Abstract:This paper presents an inverse kinematic optimization layer (IKOL) for 3D human pose and shape estimation that leverages the strength of both optimization- and regression-based methods within an end-to-end framework. IKOL involves a nonconvex optimization that establishes an implicit mapping from an image's 3D keypoints and body shapes to the relative body-part rotations. The 3D keypoints and the body shapes are the inputs and the relative body-part rotations are the solutions. However, this procedure is implicit and hard to make differentiable. So, to overcome this issue, we designed a Gauss-Newton differentiation (GN-Diff) procedure to differentiate IKOL. GN-Diff iteratively linearizes the nonconvex objective function to obtain Gauss-Newton directions with closed form solutions.
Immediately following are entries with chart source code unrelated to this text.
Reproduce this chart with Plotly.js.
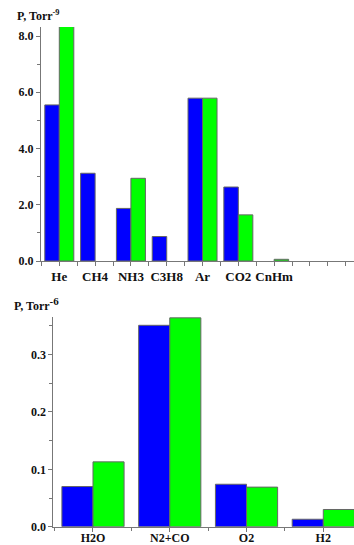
<!DOCTYPE html>
<html>
<head>
<meta charset="utf-8">
<script src="https://cdn.plot.ly/plotly-3.0.1.min.js"></script>
<style>html,body{margin:0;padding:0;background:#fff;}#chart{width:354px;height:545px;}</style>
</head>
<body>
<div id="chart"></div>
<script>
// Top panel: partial pressures (units of 1e-9 Torr)
const topCategories = ['He', 'CH4', 'NH3', 'C3H8', 'Ar', 'CO2', 'CnHm'];
const topBlue  = [5.55, 3.12, 1.87, 0.87, 5.79, 2.63, null];
const topGreen = [8.34, null, 2.94, null, 5.79, 1.64, 0.06];

// Bottom panel: partial pressures (units of 1e-6 Torr)
const bottomCategories = ['H2O', 'N2+CO', 'O2', 'H2'];
const bottomBlue  = [0.070, 0.351, 0.074, 0.013];
const bottomGreen = [0.113, 0.364, 0.069, 0.030];

const W = 354, H = 545;
const FONT = 'Liberation Serif, Times New Roman, serif';
const BLUE = '#0000ff', GREEN = '#00ff00';
const outline = {color: '#666', width: 1};

const topIdx = topCategories.map((c, i) => i);
const botIdx = bottomCategories.map((c, i) => i);

const traces = [
  {type: 'bar', x: topIdx, y: topBlue, xaxis: 'x', yaxis: 'y',
   marker: {color: BLUE, line: outline}, hoverinfo: 'skip'},
  {type: 'bar', x: topIdx, y: topGreen, xaxis: 'x', yaxis: 'y',
   marker: {color: GREEN, line: outline}, hoverinfo: 'skip'},
  {type: 'bar', x: botIdx, y: bottomBlue, xaxis: 'x2', yaxis: 'y2',
   marker: {color: BLUE, line: outline}, hoverinfo: 'skip'},
  {type: 'bar', x: botIdx, y: bottomGreen, xaxis: 'x2', yaxis: 'y2',
   marker: {color: GREEN, line: outline}, hoverinfo: 'skip'}
];

const axCommon = {
  showgrid: false, zeroline: false, showline: true, linecolor: '#777', linewidth: 1,
  ticks: 'outside', ticklen: 4, tickcolor: '#777', tickwidth: 1,
  tickfont: {family: FONT, size: 12, color: '#111', weight: 'bold'}
};

const layout = {
  width: W, height: H,
  margin: {l: 0, r: 0, t: 0, b: 0},
  paper_bgcolor: '#fff', plot_bgcolor: '#fff',
  showlegend: false,
  barmode: 'group', bargap: 0.19, bargroupgap: 0,
  xaxis: Object.assign({}, axCommon, {
    domain: [41 / W, 1], range: [-0.511, 8.23], anchor: 'y',
    tickmode: 'array', tickvals: topIdx, ticktext: topCategories,
    tickfont: {family: FONT, size: 13, color: '#111', weight: 'bold'},
    ticklabelstandoff: -1,
    minor: {tick0: 0.5, dtick: 0.5, ticks: 'outside', ticklen: 4, tickcolor: '#777'}
  }),
  yaxis: Object.assign({}, axCommon, {
    domain: [1 - 261 / H, 1 - 27 / H], range: [0, 8.32], anchor: 'x',
    tick0: 0, dtick: 2, tickformat: '.1f',
    minor: {dtick: 1, ticks: 'outside', ticklen: 3, tickcolor: '#777'}
  }),
  xaxis2: Object.assign({}, axCommon, {
    domain: [53.3 / W, 1], range: [-0.517, 3.40], anchor: 'y2',
    tickmode: 'array', tickvals: botIdx, ticktext: bottomCategories,
    tickfont: {family: FONT, size: 12, color: '#111', weight: 'bold'},
    ticklabelstandoff: -4,
    minor: {tick0: 0.5, dtick: 1, ticks: 'outside', ticklen: 3, tickcolor: '#777'}
  }),
  yaxis2: Object.assign({}, axCommon, {
    domain: [1 - 526.7 / H, 1 - 316.7 / H], range: [0, 0.366], anchor: 'x2',
    tick0: 0, dtick: 0.1, tickformat: '.1f',
    minor: {dtick: 0.05, ticks: 'outside', ticklen: 3, tickcolor: '#777'}
  }),
  annotations: [
    {xref: 'paper', yref: 'paper', x: 15 / W, y: 1 - 25 / H, xanchor: 'left', yanchor: 'bottom',
     showarrow: false, text: '<b>P, Torr<sup>-9</sup></b>',
     font: {family: FONT, size: 12, color: '#111'}},
    {xref: 'paper', yref: 'paper', x: 12 / W, y: 1 - 315 / H, xanchor: 'left', yanchor: 'bottom',
     showarrow: false, text: '<b>P, Torr<sup><span style="font-size:11px">-6</span></sup></b>',
     font: {family: FONT, size: 12, color: '#111'}}
  ]
};

Plotly.newPlot('chart', traces, layout, {staticPlot: true, displayModeBar: false});
</script>
</body>
</html>
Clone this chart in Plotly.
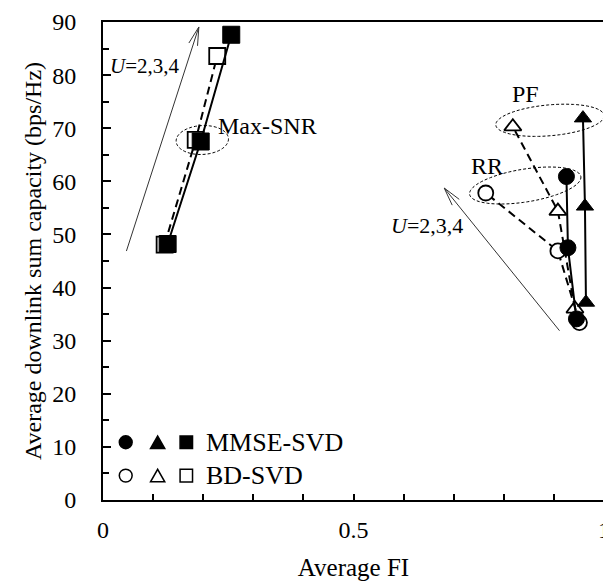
import math
import plotly.graph_objects as go

# ---------------- data ----------------
rr_mmse_fi = [0.945, 0.928, 0.925]
rr_mmse_cap = [34.1, 47.5, 60.9]
rr_bd_fi = [0.951, 0.908, 0.764]
rr_bd_cap = [33.4, 46.9, 57.8]

pf_mmse_fi = [0.964, 0.962, 0.958]
pf_mmse_cap = [37.2, 55.3, 71.9]
pf_bd_fi = [0.942, 0.908, 0.818]
pf_bd_cap = [36.0, 54.4, 70.3]

snr_mmse_fi = [0.129, 0.195, 0.256]
snr_mmse_cap = [48.2, 67.5, 87.6]
snr_bd_fi = [0.123, 0.185, 0.228]
snr_bd_cap = [48.1, 67.8, 83.6]

x_tick_vals = [0, 0.5, 1]
x_tick_text = ["0", "0.5", "1"]
y_tick_vals = [0, 10, 20, 30, 40, 50, 60, 70, 80, 90]

# ---------------- layout geometry (screen pixels) ----------------
OFF = 8                      # page body margin
W, H = 611 - OFF, 583 - OFF
PL, PR, PT, PB = 103, 610, 20, 500
XMAX, YMAX = 1.0, 90.0
FONT = "Liberation Serif, Times New Roman, serif"


def X(px):
    return (px - PL) / (PR - PL) * XMAX


def Y(py):
    return (PB - py) / (PB - PT) * YMAX


fig = go.Figure()

dash = "8px,5px"
BD_LINE = dict(color="black", width=2, dash=dash)
MM_LINE = dict(color="black", width=2)


def open_marker(symbol, size):
    return dict(symbol=symbol, size=size, color="white", line=dict(color="black", width=1.8))


def fill_marker(symbol, size):
    return dict(symbol=symbol, size=size, color="black", line=dict(color="black", width=1))


# BD-SVD first (drawn underneath)
fig.add_trace(go.Scatter(x=pf_bd_fi, y=pf_bd_cap, mode="lines+markers", line=BD_LINE,
                         marker=open_marker("triangle-up", 15), name="PF BD-SVD"))
fig.add_trace(go.Scatter(x=rr_bd_fi, y=rr_bd_cap, mode="lines+markers", line=BD_LINE,
                         marker=open_marker("circle", 15), name="RR BD-SVD"))
fig.add_trace(go.Scatter(x=snr_bd_fi, y=snr_bd_cap, mode="lines+markers", line=BD_LINE,
                         marker=open_marker("square", 16), name="Max-SNR BD-SVD"))
# MMSE-SVD
fig.add_trace(go.Scatter(x=pf_mmse_fi, y=pf_mmse_cap, mode="lines+markers", line=MM_LINE,
                         marker=fill_marker("triangle-up", 15), name="PF MMSE-SVD"))
fig.add_trace(go.Scatter(x=rr_mmse_fi, y=rr_mmse_cap, mode="lines+markers", line=MM_LINE,
                         marker=fill_marker("circle", 16), name="RR MMSE-SVD"))
fig.add_trace(go.Scatter(x=snr_mmse_fi, y=snr_mmse_cap, mode="lines+markers", line=MM_LINE,
                         marker=fill_marker("square", 17), name="Max-SNR MMSE-SVD"))

shapes = []


def ellipse(cx, cy, a, b, ang_deg, n=80):
    t = math.radians(ang_deg)
    pts = []
    for k in range(n + 1):
        th = 2 * math.pi * k / n
        ex, ey = a * math.cos(th), b * math.sin(th)
        px = cx + ex * math.cos(t) - ey * math.sin(t)
        py = cy + ex * math.sin(t) + ey * math.cos(t)
        pts.append(f"{X(px):.5f},{Y(py):.4f}")
    path = "M" + " L".join(pts) + " Z"
    shapes.append(dict(type="path", path=path, xref="x", yref="y",
                       line=dict(color="black", width=1, dash="3px,2px")))


ellipse(203.5, 138.5, 26.5, 14.5, -3)
ellipse(555.3, 118.7, 55, 15.5, -5)
ellipse(530.3, 184.2, 57, 16.5, -9)


def arrow(tx, ty, hx, hy, wing=19, spread=14):
    shapes.append(dict(type="line", xref="x", yref="y", x0=X(tx), y0=Y(ty), x1=X(hx), y1=Y(hy),
                       line=dict(color="#333", width=1)))
    ang = math.atan2(ty - hy, tx - hx)
    for s in (-1, 1):
        a = ang + s * math.radians(spread)
        wx, wy = hx + wing * math.cos(a), hy + wing * math.sin(a)
        shapes.append(dict(type="line", xref="x", yref="y", x0=X(hx), y0=Y(hy), x1=X(wx), y1=Y(wy),
                           line=dict(color="#333", width=1)))


arrow(126.7, 250, 200, 25)
arrow(565, 330, 448.3, 186.7)


# legend (drawn as shapes)
def leg_circle(cx, cy, filled, r=6.5):
    shapes.append(dict(type="circle", xref="x", yref="y", x0=X(cx - r), x1=X(cx + r),
                       y0=Y(cy + r), y1=Y(cy - r),
                       fillcolor="black" if filled else "white",
                       line=dict(color="black", width=1.5)))


def leg_square(cx, cy, filled, h=6.3):
    shapes.append(dict(type="rect", xref="x", yref="y", x0=X(cx - h), x1=X(cx + h),
                       y0=Y(cy + h), y1=Y(cy - h),
                       fillcolor="black" if filled else "white",
                       line=dict(color="black", width=1.5)))


def leg_tri(cx, cy, filled, w=7.2, h=12.5):
    p = (f"M{X(cx - w):.5f},{Y(cy + h/2):.4f} L{X(cx + w):.5f},{Y(cy + h/2):.4f} "
         f"L{X(cx):.5f},{Y(cy - h/2):.4f} Z")
    shapes.append(dict(type="path", path=p, xref="x", yref="y",
                       fillcolor="black" if filled else "white",
                       line=dict(color="black", width=1.5)))


for row_y, filled in ((442, True), (475.5, False)):
    leg_circle(126, row_y, filled)
    leg_tri(158.3, row_y, filled)
    leg_square(187.3, row_y, filled)

annotations = [
    dict(x=X(205), y=Y(442), text="MMSE-SVD", xanchor="left", yanchor="middle",
         font=dict(size=26)),
    dict(x=X(205), y=Y(475.5), text="BD-SVD", xanchor="left", yanchor="middle",
         font=dict(size=26)),
    dict(x=X(146), y=Y(64), text="<i>U</i>=2,3,4", xanchor="center", yanchor="middle",
         font=dict(size=21)),
    dict(x=X(431), y=Y(224), text="<i>U</i>=2,3,4", xanchor="center", yanchor="middle",
         font=dict(size=22)),
    dict(x=X(217), y=Y(124), text="Max-SNR", xanchor="left", yanchor="middle"),
    dict(x=X(531), y=Y(92), text="PF", xanchor="center", yanchor="middle"),
    dict(x=X(492), y=Y(165), text="RR", xanchor="center", yanchor="middle"),
]
for a in annotations:
    a.setdefault("xref", "x")
    a.setdefault("yref", "y")
    a["showarrow"] = False
    f = dict(family=FONT, size=24, color="black")
    f.update(a.get("font", {}))
    a["font"] = f

fig.update_layout(
    width=W, height=H,
    margin=dict(l=PL - OFF, r=W - (PR - OFF), t=PT - OFF, b=H - (PB - OFF)),
    paper_bgcolor="white", plot_bgcolor="white",
    showlegend=False,
    font=dict(family=FONT, size=24, color="black"),
    shapes=shapes,
    annotations=annotations,
    xaxis=dict(
        range=[0, XMAX], tickvals=x_tick_vals, ticktext=x_tick_text,
        ticks="inside", ticklen=6, tickwidth=1.5, tickcolor="black",
        minor=dict(dtick=0.1, ticks="inside", ticklen=6, tickwidth=1.5, tickcolor="black"),
        showline=True, linewidth=2, linecolor="black", mirror=True,
        showgrid=False, zeroline=False, ticklabelstandoff=7,
        ticklabeloverflow="allow",
        title=dict(text="Average FI", standoff=17, font=dict(family=FONT, size=25)),
        tickfont=dict(family=FONT, size=24),
    ),
    yaxis=dict(
        range=[0, YMAX], tickvals=y_tick_vals,
        ticks="inside", ticklen=8, tickwidth=1.5, tickcolor="black",
        minor=dict(dtick=5, ticks="inside", ticklen=6, tickwidth=1.5, tickcolor="black"),
        showline=True, linewidth=2, linecolor="black", mirror=True,
        showgrid=False, zeroline=False, ticklabelstandoff=20,
        ticklabeloverflow="allow",
        title=dict(text="Average downlink sum capacity (bps/Hz)", standoff=4,
                   font=dict(family=FONT, size=24)),
        tickfont=dict(family=FONT, size=24),
    ),
)

fig.write_html("out.html")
Then, an automatic differentiation procedure is directly applied to generate a Jacobian matrix for end-to-end training. Notably, the GN-Diff procedure works fast because it does not rely on a time-consuming implicit differentiation procedure. The twist rotation and shape parameters are learned from the neural networks and, as a result, IKOL has a much lower computational overhead than most existing optimization-based methods. Additionally, compared to existing regression-based methods, IKOL provides a more accurate mesh-image correspondence. This is because it iteratively reduces the distance between the keypoints and also enhances the reliability of the pose structures. Extensive experiments demonstrate the superiority of our proposed framework over a wide range of 3D human pose and shape estimation methods.